Alibaba is known to be an e-commerce and global technology group with several revenue streams. It was co-founded by a former school teacher Jack Ma in 1999. People often confuse Alibaba as “the Amazon of China” but the company is beyond that. The tech giant has enabled businesses to purchase products much faster and has helped small businesses in numerous ways. Not only that but the company also runs several websites which expands its vision and its capabilities:
- Tmall assists businesses in reaching consumers effortlessly
- Taobao connects people and gives them a platform where they can sell products (similar to eBay)
- Aliexpress supports small businesses by connecting them to consumers
- The company has its online payment system called “Alipay” which sells online payment and subscriptions. It operates using a cloud computing system called “Alibaba Cloud”
When talking about differences, the one main point which separates what Amazon and Alibaba does is that: Amazon owns goods which allows it to control the consumer buying experience. Whereas Alibaba does not own any goods, it connects its respective audience (business’s customer) with another business. This means that Amazon has a limited number of goods since the company itself sells goods. Alibaba does not own goods, it acts as a platform and connects customers with businesses.

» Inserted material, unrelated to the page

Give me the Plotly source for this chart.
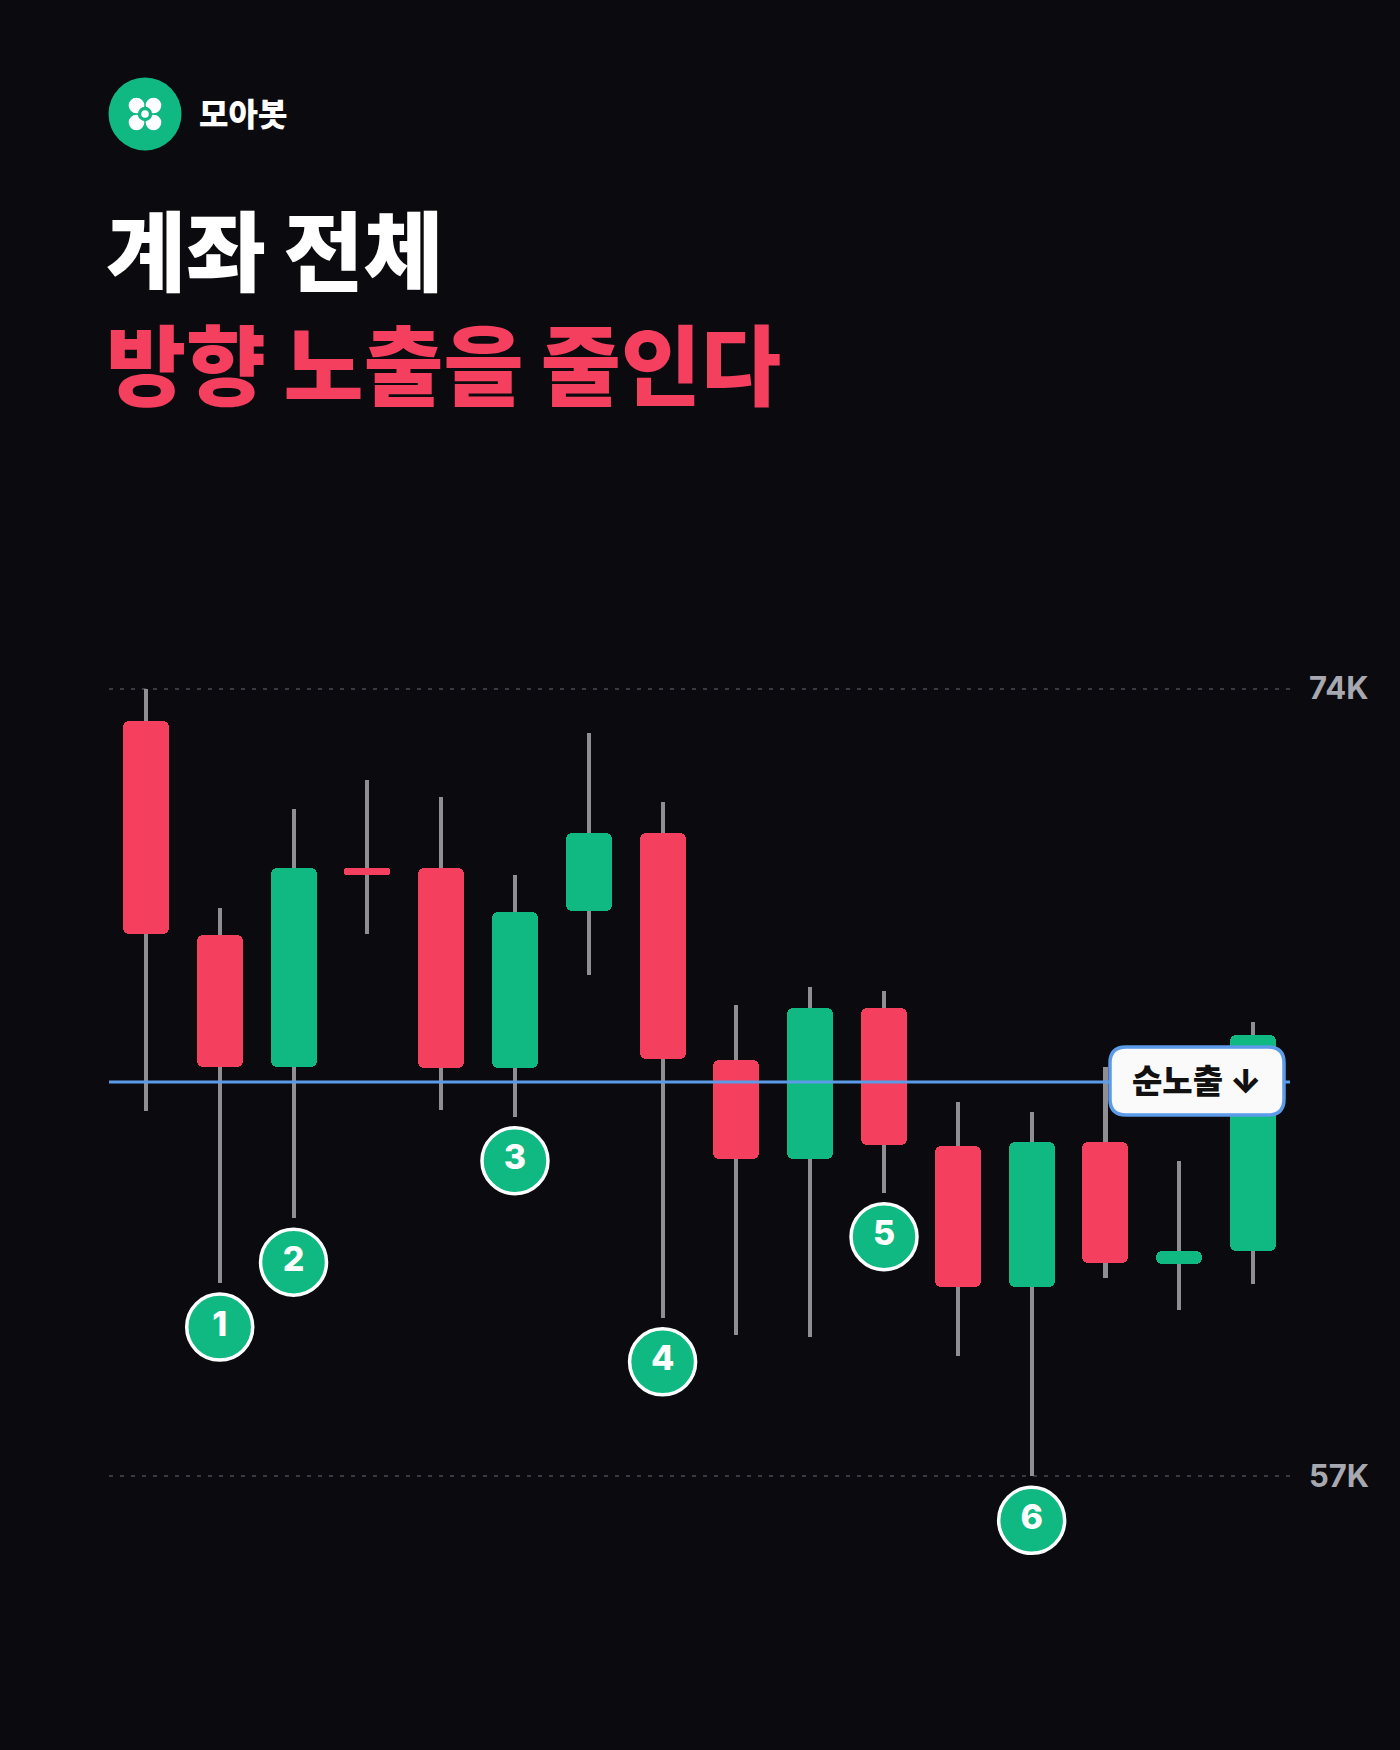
import plotly.graph_objects as go

# ---------------- data (values in K) ----------------
candle_idx = list(range(16))
opens  = [73.30, 68.68, 65.84, 70.12, 70.12, 65.81, 69.20, 70.89, 65.99, 63.84, 67.11, 64.12, 61.08, 64.22, 61.58, 61.87]
highs  = [74.00, 69.26, 71.39, 72.02, 71.65, 69.97, 73.03, 71.56, 67.17, 67.55, 67.48, 65.07, 64.87, 65.84, 63.81, 66.80]
lows   = [64.89, 61.17, 62.57, 68.70, 64.91, 64.76, 67.82, 60.42, 60.06, 60.01, 63.12, 59.60, 57.00, 61.28, 60.58, 61.16]
closes = [68.70, 65.84, 70.13, 69.98, 65.81, 69.17, 70.89, 66.01, 63.84, 67.11, 64.14, 61.08, 64.22, 61.60, 61.86, 66.52]

marker_candles = [1, 2, 5, 7, 10, 12]
marker_labels = ["1", "2", "3", "4", "5", "6"]

net_exposure_level = 65.51
tick_values = [57, 74]
tick_labels = ["57K", "74K"]

brand_name = "모아봇"
title_line1 = "계좌 전체"
title_line2 = "방향 노출을 줄인다"
badge_text = "순노출 ↓"

# ---------------- style ----------------
BG = "#0B0B0F"
RED = "#F43F5E"
GREEN = "#10B981"
WICK = "#8E8E93"
BLUE = "#5B9BE8"
GRID = "#3A3A42"
KFONT = "Inter, Noto Sans CJK KR"

W, H = 1400, 1750
ML, MR, MT, MB = 109, 110, 619, 181
PW, PH = W - ML - MR, H - MT - MB
YMIN, YMAX = 55.0, 75.5
XMIN, XMAX = -0.5, 15.5
px_per_unit = PH / (YMAX - YMIN)


def px_x(x):
    return (x - ML) / PW


def px_y(y):
    return (H - MB - y) / PH


# ---------------- traces ----------------
wick_len = [h - l for h, l in zip(highs, lows)]
body_base = [min(o, c) for o, c in zip(opens, closes)]
body_len = [abs(c - o) for o, c in zip(opens, closes)]
body_col = [RED if c < o else GREEN for o, c in zip(opens, closes)]

fig = go.Figure()
fig.add_trace(go.Bar(
    x=candle_idx, y=wick_len, base=lows, width=0.055,
    marker=dict(color=WICK, line=dict(width=0)), hoverinfo="skip", showlegend=False,
))
fig.add_trace(go.Bar(
    x=candle_idx, y=body_len, base=body_base, width=0.623,
    marker=dict(color=body_col, line=dict(width=0), cornerradius=6),
    hoverinfo="skip", showlegend=False,
))

offset_units = 44 / px_per_unit
mx = marker_candles
my = [lows[i] - offset_units for i in marker_candles]
fig.add_trace(go.Scatter(
    x=mx, y=my, mode="markers+text", text=marker_labels,
    textposition="middle center",
    textfont=dict(family="Inter", size=34, color="white", weight=800),
    marker=dict(size=66, color=GREEN, line=dict(color="white", width=3.5)),
    cliponaxis=False, hoverinfo="skip", showlegend=False,
))

shapes = []
# net exposure line
shapes.append(dict(type="line", xref="paper", yref="y", x0=0, x1=1,
                   y0=net_exposure_level, y1=net_exposure_level,
                   line=dict(color=BLUE, width=3), layer="above"))

# badge rounded rect
bx0, bx1, by0, by1, r = 1110, 1284, 1047, 1115, 16
def P(x, y):
    return f"{px_x(x):.6f},{px_y(y):.6f}"
path = (f"M {P(bx0 + r, by0)} L {P(bx1 - r, by0)} Q {P(bx1, by0)} {P(bx1, by0 + r)} "
        f"L {P(bx1, by1 - r)} Q {P(bx1, by1)} {P(bx1 - r, by1)} "
        f"L {P(bx0 + r, by1)} Q {P(bx0, by1)} {P(bx0, by1 - r)} "
        f"L {P(bx0, by0 + r)} Q {P(bx0, by0)} {P(bx0 + r, by0)} Z")
shapes.append(dict(type="path", xref="paper", yref="paper", path=path,
                   fillcolor="#FAFAFA", line=dict(color=BLUE, width=3.5), layer="above"))

# logo
def circle(cx, cy, rad, color):
    return dict(type="circle", xref="paper", yref="paper",
                x0=px_x(cx - rad), x1=px_x(cx + rad),
                y0=px_y(cy + rad), y1=px_y(cy - rad),
                fillcolor=color, line=dict(width=0), layer="above")

lcx, lcy = 145, 114
shapes.append(circle(lcx, lcy, 36.5, GREEN))
for dx in (-8.5, 8.5):
    for dy in (-8.5, 8.5):
        shapes.append(circle(lcx + dx, lcy + dy, 7.8, "white"))
shapes.append(circle(lcx, lcy, 7.2, GREEN))
shapes.append(circle(lcx, lcy, 3.8, "white"))

annotations = [
    dict(text=brand_name, xref="paper", yref="paper", x=px_x(197), y=px_y(115),
         xanchor="left", yanchor="middle", showarrow=False,
         font=dict(family=KFONT, size=32, color="white", weight=900)),
    dict(text=title_line1, xref="paper", yref="paper", x=px_x(104), y=px_y(254),
         xanchor="left", yanchor="middle", showarrow=False,
         font=dict(family=KFONT, size=87, color="white", weight=900)),
    dict(text=title_line2, xref="paper", yref="paper", x=px_x(104), y=px_y(367),
         xanchor="left", yanchor="middle", showarrow=False,
         font=dict(family=KFONT, size=87, color=RED, weight=900)),
    dict(text=badge_text, xref="paper", yref="paper", x=px_x((bx0 + bx1) / 2), y=px_y((by0 + by1) / 2),
         xanchor="center", yanchor="middle", showarrow=False,
         font=dict(family=KFONT, size=33, color="#111111", weight=900)),
]

fig.update_layout(
    width=W, height=H,
    margin=dict(l=ML, r=MR, t=MT, b=MB, autoexpand=False),
    paper_bgcolor=BG, plot_bgcolor=BG,
    barmode="overlay", bargap=0,
    showlegend=False,
    shapes=shapes, annotations=annotations,
    xaxis=dict(range=[XMIN, XMAX], visible=False, fixedrange=True),
    yaxis=dict(range=[YMIN, YMAX], side="right", tickvals=tick_values, ticktext=tick_labels,
               showgrid=True, gridcolor=GRID, gridwidth=1.5, griddash="4px,7px",
               zeroline=False, showline=False, ticks="", ticklabelstandoff=18,
               tickfont=dict(family="Inter", size=31, color="#A8A8B0", weight=700),
               fixedrange=True),
)

fig.write_html("out.html", config={"displayModeBar": False},
               post_script="document.body.style.margin='0';document.body.style.background='" + BG + "';")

Alibaba and it’s e-commerce empire.
In December of 2020, China’s State Administration for Market Regulation told the media that it had opened an investigation into Ali Baba for its “monopolistic practices” (meaning: attempts to gain exclusivity in an area of business). The key focus of the investigation was to find out about the practice that forces merchants to choose one of two platforms instead of allowing them to use both. Let’s say that Alibaba is forcing merchants to decide between using their platform or their rival’s sites instead of allowing them to use both. The “choose-one” policy helped Alibaba strengthen its influence in the market.
Not only that but it was also found out during the investigation that Alibaba was using technical methods like “data and algorithm” to boost its sales and to have a firm footing in the market. Due to their biases and the abuse of its dominant market position, the Chinese regulators fined the tech giant $2.8 billion.
Ma disappeared from the public eye for almost 3 months after telling the media that China’s regulatory restrictions were “hampering innovation”. He appeared again in January 2021 in a 50-second video telling that he will be holding a conference call to address questions about the regulator’s decision.
Jack Ma, co-founder of Alibaba
Angela Zhang, associate professor at the University of Hong Kong told BBC News, “In Chinese there is a phrase, killing the chicken to scare the monkeys, Alibaba will be used as an example, as a lesson for other tech firms to learn from”. She also said, “If you put yourself in the shoes of the Chinese leadership, they definitely want economic prosperity. Growth is a major priority of the government. Alibaba’s experience will ensure the others fall in line.”
Considering the huge influence Alibaba has in China, this incident sent a warning to the Chinese tech sector. It made them understand that the government does not support Alibaba’s influence on other companies. They also warned them that they will investigate and charge other firms if they used such policies for their benefit.